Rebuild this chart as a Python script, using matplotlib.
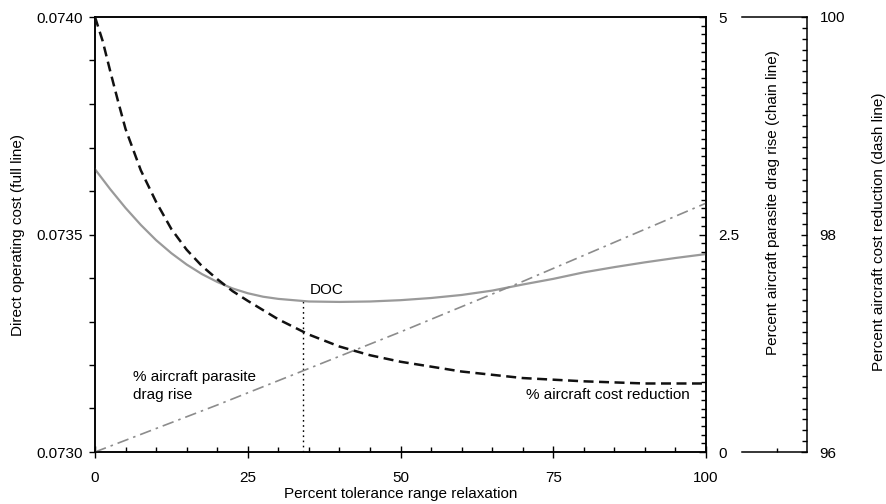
import matplotlib
matplotlib.use("Agg")
import matplotlib.pyplot as plt
from matplotlib.ticker import MultipleLocator, FixedLocator

plt.rcParams["font.family"] = ["Liberation Sans", "DejaVu Sans"]

# values
relax = [0, 2.5, 5, 7.5, 10, 12.5, 15, 17.5, 20, 22.5, 25, 27.5, 30, 35, 40, 45, 50,
         55, 60, 65, 70, 75, 80, 85, 90, 95, 100]
doc = [0.073650, 0.073604, 0.073561, 0.073522, 0.073487, 0.073457, 0.073431, 0.073409,
       0.073391, 0.073376, 0.073365, 0.073357, 0.073352, 0.073346, 0.073345, 0.073346,
       0.073349, 0.073354, 0.073361, 0.073371, 0.073385, 0.073398, 0.073413, 0.073425,
       0.073436, 0.073446, 0.073455]

relax_drag = [0, 10, 20, 30, 40, 50, 60, 70, 80, 90, 100]
drag_rise = [0, 0.27, 0.54, 0.82, 1.10, 1.38, 1.67, 1.96, 2.26, 2.56, 2.86]

relax_cost = [0, 1.25, 2.5, 3.75, 5, 6.25, 7.5, 10, 12.5, 15, 17.5, 20, 22.5, 25, 30, 35,
              40, 45, 50, 60, 70, 80, 90, 100]
cost_red = [100.0, 99.78, 99.50, 99.23, 98.97, 98.78, 98.59, 98.30, 98.05, 97.86, 97.71,
            97.59, 97.48, 97.39, 97.22, 97.08, 96.97, 96.89, 96.83, 96.74, 96.68, 96.65,
            96.63, 96.63]

doc_opt = 34
doc_opt_val = 0.073346

W, H = 886, 504
fig = plt.figure(figsize=(W / 100, H / 100), dpi=100)
left, right, top, bottom = 95, 706, 17, 452
ax = fig.add_axes([left / W, 1 - bottom / H, (right - left) / W, (bottom - top) / H])

lw_sp = 1.1
for s in ax.spines.values():
    s.set_linewidth(lw_sp)

ax.plot(relax, doc, color="#9a9a9a", lw=1.6, zorder=3)
ax.plot([doc_opt, doc_opt], [0.0730, doc_opt_val], color="black", lw=1.0,
        linestyle=(0, (1.2, 2.5)), zorder=2)
ax.set_xlim(0, 100)
ax.set_ylim(0.0730, 0.0740)
ax.set_yticks([0.0730, 0.0735, 0.0740])
ax.set_yticklabels(["0.0730", "0.0735", "0.0740"])
ax.yaxis.set_minor_locator(MultipleLocator(0.0001))
ax.set_xticks([0, 25, 50, 75, 100])
ax.xaxis.set_minor_locator(MultipleLocator(5))
ax.tick_params(axis="y", which="both", direction="out", length=4, width=1, labelsize=11, pad=5)
ax.tick_params(axis="x", which="major", direction="inout", length=8, width=1, labelsize=11, pad=10)
ax.tick_params(axis="x", which="minor", direction="in", length=3.5, width=1)
ax.set_xlabel("Percent tolerance range relaxation", fontsize=11, labelpad=1)

# chain line axis
ax2 = ax.twinx()
ax2.plot(relax_drag, drag_rise, color="#8c8c8c", lw=1.2, linestyle=(0, (7, 3, 1.5, 3)))
ax2.set_ylim(0, 5)
ax2.set_yticks([0, 2.5, 5])
ax2.set_yticklabels(["0", "2.5", "5"])
ax2.yaxis.set_minor_locator(MultipleLocator(0.1))
ax2.tick_params(axis="y", which="major", direction="in", length=5, width=1, labelsize=11, pad=9)
ax2.tick_params(axis="y", which="minor", direction="in", length=3.5, width=1)
for s in ax2.spines.values():
    s.set_linewidth(lw_sp)

# dash line data axis (hidden)
ax3 = ax.twinx()
ax3.plot(relax_cost, cost_red, color="#111111", lw=1.8, linestyle=(0, (4, 2.2)))
ax3.set_ylim(96, 100)
ax3.axis("off")

# separate box for the dash line scale
bx_l, bx_r = 742, 807
ax4 = fig.add_axes([bx_l / W, 1 - bottom / H, (bx_r - bx_l) / W, (bottom - top) / H])
ax4.set_ylim(96, 100)
ax4.set_xlim(0, 1)
ax4.spines["left"].set_visible(False)
for s in ["top", "bottom", "right"]:
    ax4.spines[s].set_linewidth(lw_sp)
ax4.patch.set_alpha(0)
ax4.yaxis.tick_right()
ax4.set_yticks([96, 98, 100])
ax4.set_yticklabels(["96", "98", "100"])
ax4.yaxis.set_minor_locator(MultipleLocator(0.1))
ax4.tick_params(axis="y", which="major", direction="in", length=4, width=1, labelsize=11, pad=9)
ax4.tick_params(axis="y", which="minor", direction="in", length=3.5, width=1)
ax4.xaxis.set_major_locator(FixedLocator([0.54]))
ax4.tick_params(axis="x", direction="in", length=3, width=1, labelbottom=False)

# axis titles
fig.text(18 / W, 1 - 235 / H, "Direct operating cost (full line)", rotation=90,
         ha="center", va="center", fontsize=11)
fig.text(773 / W, 1 - 203 / H, "Percent aircraft parasite drag rise (chain line)", rotation=90,
         ha="center", va="center", fontsize=11)
fig.text(879 / W, 1 - 232 / H, "Percent aircraft cost reduction (dash line)", rotation=90,
         ha="center", va="center", fontsize=11)

# annotations
ax.text(38, 0.073372, "DOC", fontsize=11, ha="center", va="center")
ax.text(6.2, 0.073152, "% aircraft parasite\ndrag rise", fontsize=11, ha="left", va="center",
        linespacing=1.3)
ax.text(97.4, 0.073131, "% aircraft cost reduction", fontsize=11, ha="right", va="center")

fig.savefig("out.png", dpi=100)
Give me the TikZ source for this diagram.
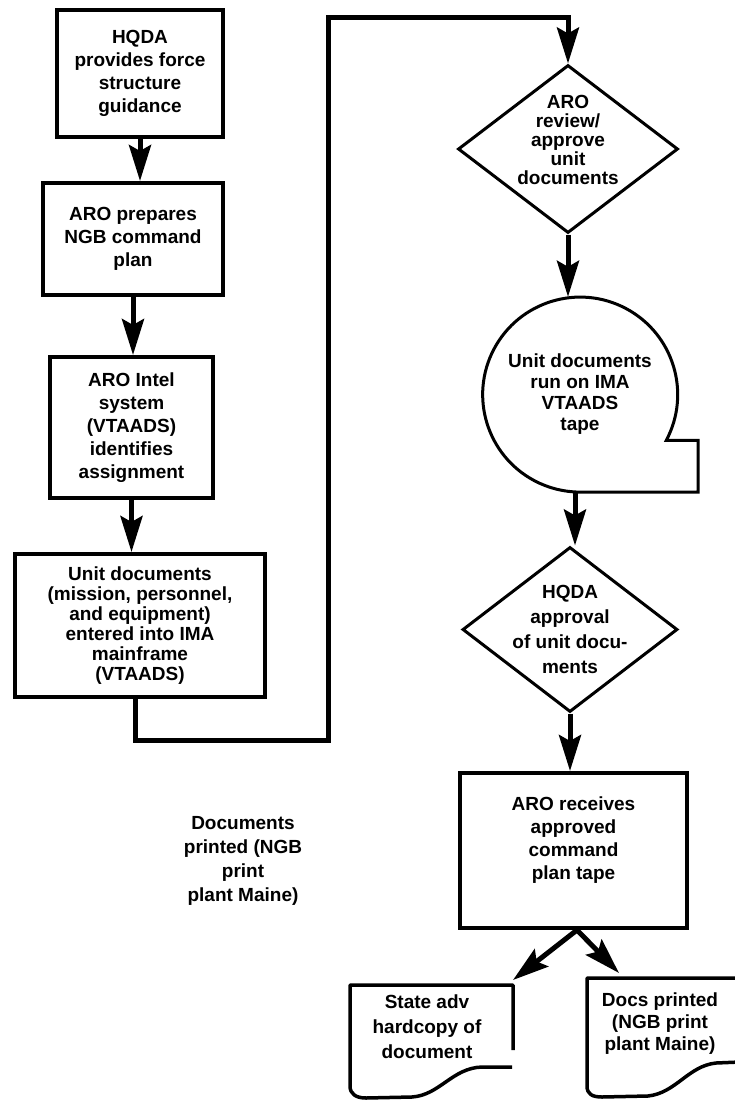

◇ ◇ ◇

--- TASK DESCRIPTION ---
Give all the entries again exactly, dropping each picture.

--- ANSWER ---
Rebuild this chart as a Python script, using matplotlib.
import matplotlib
matplotlib.use("Agg")
import matplotlib.pyplot as plt
from matplotlib.ticker import MultipleLocator, FixedLocator

plt.rcParams["font.family"] = ["Liberation Sans", "DejaVu Sans"]

# values
relax = [0, 2.5, 5, 7.5, 10, 12.5, 15, 17.5, 20, 22.5, 25, 27.5, 30, 35, 40, 45, 50,
         55, 60, 65, 70, 75, 80, 85, 90, 95, 100]
doc = [0.073650, 0.073604, 0.073561, 0.073522, 0.073487, 0.073457, 0.073431, 0.073409,
       0.073391, 0.073376, 0.073365, 0.073357, 0.073352, 0.073346, 0.073345, 0.073346,
       0.073349, 0.073354, 0.073361, 0.073371, 0.073385, 0.073398, 0.073413, 0.073425,
       0.073436, 0.073446, 0.073455]

relax_drag = [0, 10, 20, 30, 40, 50, 60, 70, 80, 90, 100]
drag_rise = [0, 0.27, 0.54, 0.82, 1.10, 1.38, 1.67, 1.96, 2.26, 2.56, 2.86]

relax_cost = [0, 1.25, 2.5, 3.75, 5, 6.25, 7.5, 10, 12.5, 15, 17.5, 20, 22.5, 25, 30, 35,
              40, 45, 50, 60, 70, 80, 90, 100]
cost_red = [100.0, 99.78, 99.50, 99.23, 98.97, 98.78, 98.59, 98.30, 98.05, 97.86, 97.71,
            97.59, 97.48, 97.39, 97.22, 97.08, 96.97, 96.89, 96.83, 96.74, 96.68, 96.65,
            96.63, 96.63]

doc_opt = 34
doc_opt_val = 0.073346

W, H = 886, 504
fig = plt.figure(figsize=(W / 100, H / 100), dpi=100)
left, right, top, bottom = 95, 706, 17, 452
ax = fig.add_axes([left / W, 1 - bottom / H, (right - left) / W, (bottom - top) / H])

lw_sp = 1.1
for s in ax.spines.values():
    s.set_linewidth(lw_sp)

ax.plot(relax, doc, color="#9a9a9a", lw=1.6, zorder=3)
ax.plot([doc_opt, doc_opt], [0.0730, doc_opt_val], color="black", lw=1.0,
        linestyle=(0, (1.2, 2.5)), zorder=2)
ax.set_xlim(0, 100)
ax.set_ylim(0.0730, 0.0740)
ax.set_yticks([0.0730, 0.0735, 0.0740])
ax.set_yticklabels(["0.0730", "0.0735", "0.0740"])
ax.yaxis.set_minor_locator(MultipleLocator(0.0001))
ax.set_xticks([0, 25, 50, 75, 100])
ax.xaxis.set_minor_locator(MultipleLocator(5))
ax.tick_params(axis="y", which="both", direction="out", length=4, width=1, labelsize=11, pad=5)
ax.tick_params(axis="x", which="major", direction="inout", length=8, width=1, labelsize=11, pad=10)
ax.tick_params(axis="x", which="minor", direction="in", length=3.5, width=1)
ax.set_xlabel("Percent tolerance range relaxation", fontsize=11, labelpad=1)

# chain line axis
ax2 = ax.twinx()
ax2.plot(relax_drag, drag_rise, color="#8c8c8c", lw=1.2, linestyle=(0, (7, 3, 1.5, 3)))
ax2.set_ylim(0, 5)
ax2.set_yticks([0, 2.5, 5])
ax2.set_yticklabels(["0", "2.5", "5"])
ax2.yaxis.set_minor_locator(MultipleLocator(0.1))
ax2.tick_params(axis="y", which="major", direction="in", length=5, width=1, labelsize=11, pad=9)
ax2.tick_params(axis="y", which="minor", direction="in", length=3.5, width=1)
for s in ax2.spines.values():
    s.set_linewidth(lw_sp)

# dash line data axis (hidden)
ax3 = ax.twinx()
ax3.plot(relax_cost, cost_red, color="#111111", lw=1.8, linestyle=(0, (4, 2.2)))
ax3.set_ylim(96, 100)
ax3.axis("off")

# separate box for the dash line scale
bx_l, bx_r = 742, 807
ax4 = fig.add_axes([bx_l / W, 1 - bottom / H, (bx_r - bx_l) / W, (bottom - top) / H])
ax4.set_ylim(96, 100)
ax4.set_xlim(0, 1)
ax4.spines["left"].set_visible(False)
for s in ["top", "bottom", "right"]:
    ax4.spines[s].set_linewidth(lw_sp)
ax4.patch.set_alpha(0)
ax4.yaxis.tick_right()
ax4.set_yticks([96, 98, 100])
ax4.set_yticklabels(["96", "98", "100"])
ax4.yaxis.set_minor_locator(MultipleLocator(0.1))
ax4.tick_params(axis="y", which="major", direction="in", length=4, width=1, labelsize=11, pad=9)
ax4.tick_params(axis="y", which="minor", direction="in", length=3.5, width=1)
ax4.xaxis.set_major_locator(FixedLocator([0.54]))
ax4.tick_params(axis="x", direction="in", length=3, width=1, labelbottom=False)

# axis titles
fig.text(18 / W, 1 - 235 / H, "Direct operating cost (full line)", rotation=90,
         ha="center", va="center", fontsize=11)
fig.text(773 / W, 1 - 203 / H, "Percent aircraft parasite drag rise (chain line)", rotation=90,
         ha="center", va="center", fontsize=11)
fig.text(879 / W, 1 - 232 / H, "Percent aircraft cost reduction (dash line)", rotation=90,
         ha="center", va="center", fontsize=11)

# annotations
ax.text(38, 0.073372, "DOC", fontsize=11, ha="center", va="center")
ax.text(6.2, 0.073152, "% aircraft parasite\ndrag rise", fontsize=11, ha="left", va="center",
        linespacing=1.3)
ax.text(97.4, 0.073131, "% aircraft cost reduction", fontsize=11, ha="right", va="center")

fig.savefig("out.png", dpi=100)
Give me the TikZ source for this diagram.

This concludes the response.